Complete step by step solution :
First we will directly apply the limits to the given expression.
$\underset{x\to {{0}^{+}}}{\mathop{\lim }}\,{{(\sin x)}^{\dfrac{1}{x}}}={{(\sin 0)}^{\dfrac{1}{0}}}$
We know $\sin 0=0,\dfrac{1}{0}=\infty$ , so above equation becomes,
$\underset{x\to {{0}^{+}}}{\mathop{\lim }}\,{{(\sin x)}^{\dfrac{1}{x}}}={{0}^{\infty }}$
This is of indeterminate form.
So, we will solve the given expression before applying the limits.
Consider the given expression, it can be written as,
$\underset{x\to {{0}^{+}}}{\mathop{\lim }}\,{{(\sin x)}^{\dfrac{1}{x}}}=\underset{x\to {{0}^{+}}}{\mathop{\lim }}\,\sqrt[x]{\sin x}$
Multiplying and dividing by $\sqrt[x]{x}$, we get
$\begin{aligned} & \underset{x\to {{0}^{+}}}{\mathop{\lim }}\,{{(\sin x)}^{\dfrac{1}{x}}}=\underset{x\to {{0}^{+}}}{\mathop{\lim }}\,\sqrt[x]{\sin x}\times \dfrac{\sqrt[x]{x}}{\sqrt[x]{x}} \\\ & \Rightarrow \underset{x\to {{0}^{+}}}{\mathop{\lim }}\,{{(\sin x)}^{\dfrac{1}{x}}}=\underset{x\to {{0}^{+}}}{\mathop{\lim }}\,\dfrac{\sqrt[x]{\sin x}}{\sqrt[x]{x}}\times \sqrt[x]{x} \\\ & \Rightarrow \underset{x\to {{0}^{+}}}{\mathop{\lim }}\,{{(\sin x)}^{\dfrac{1}{x}}}=\underset{x\to {{0}^{+}}}{\mathop{\lim }}\,\sqrt[x]{\dfrac{\sin x}{x}}\times \sqrt[x]{x} \\\ \end{aligned}$
Now we know the limit of the product is the product of the limits. So, the limit of product of two functions is equal to the product of individual limits of the functions, therefore
$\Rightarrow \underset{x\to {{0}^{+}}}{\mathop{\lim }}\,{{(\sin x)}^{\dfrac{1}{x}}}=\underset{x\to {{0}^{+}}}{\mathop{\lim }}\,\sqrt[x]{\dfrac{\sin x}{x}}\times \underset{x\to {{0}^{+}}}{\mathop{\lim }}\,\sqrt[x]{x}$
Now we know, $\underset{x\to 0}{\mathop{\lim }}\,\dfrac{\sin x}{x}=1$, so the above equation becomes,
$\Rightarrow \underset{x\to {{0}^{+}}}{\mathop{\lim }}\,{{(\sin x)}^{\dfrac{1}{x}}}=1\times \underset{x\to {{0}^{+}}}{\mathop{\lim }}\,\sqrt[x]{x}$
Now the limit says $x$ is approaching zero from right hand side, that is it includes all the positive numbers, so applying the limits to the above equation, we get
$\Rightarrow \underset{x\to {{0}^{+}}}{\mathop{\lim }}\,{{(\sin x)}^{\dfrac{1}{x}}}=0$
So the limit of the given expression is zero.

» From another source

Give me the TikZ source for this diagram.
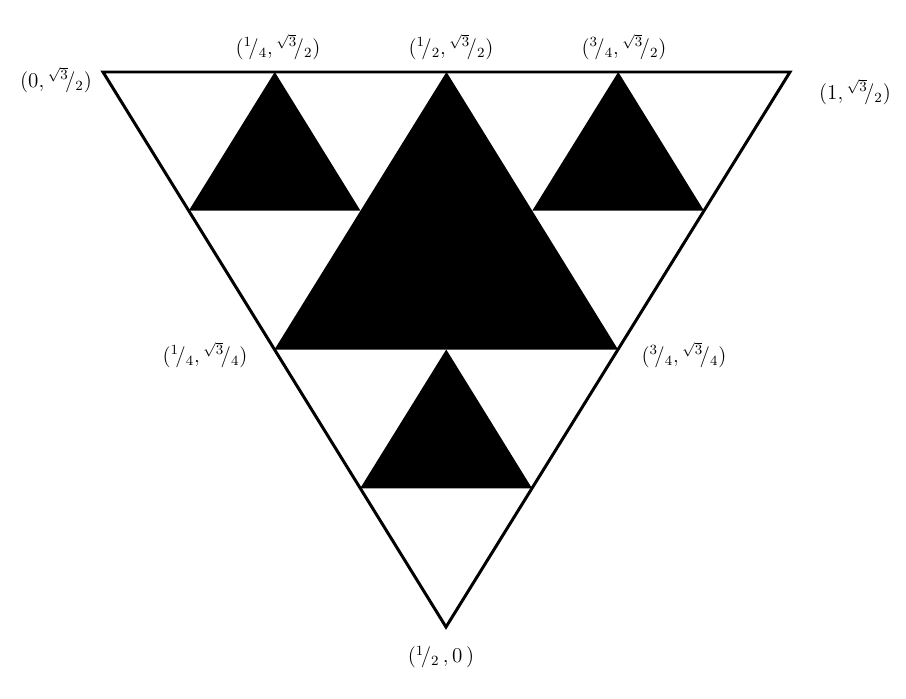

Note : Students normally are worried about seeing such a question, despite solving it in minutes. If the limit had $x\to {{0}^{-}}$ , then we would get a different answer as there is no real root for negative numbers. We will get complex numbers for the roots of negative numbers.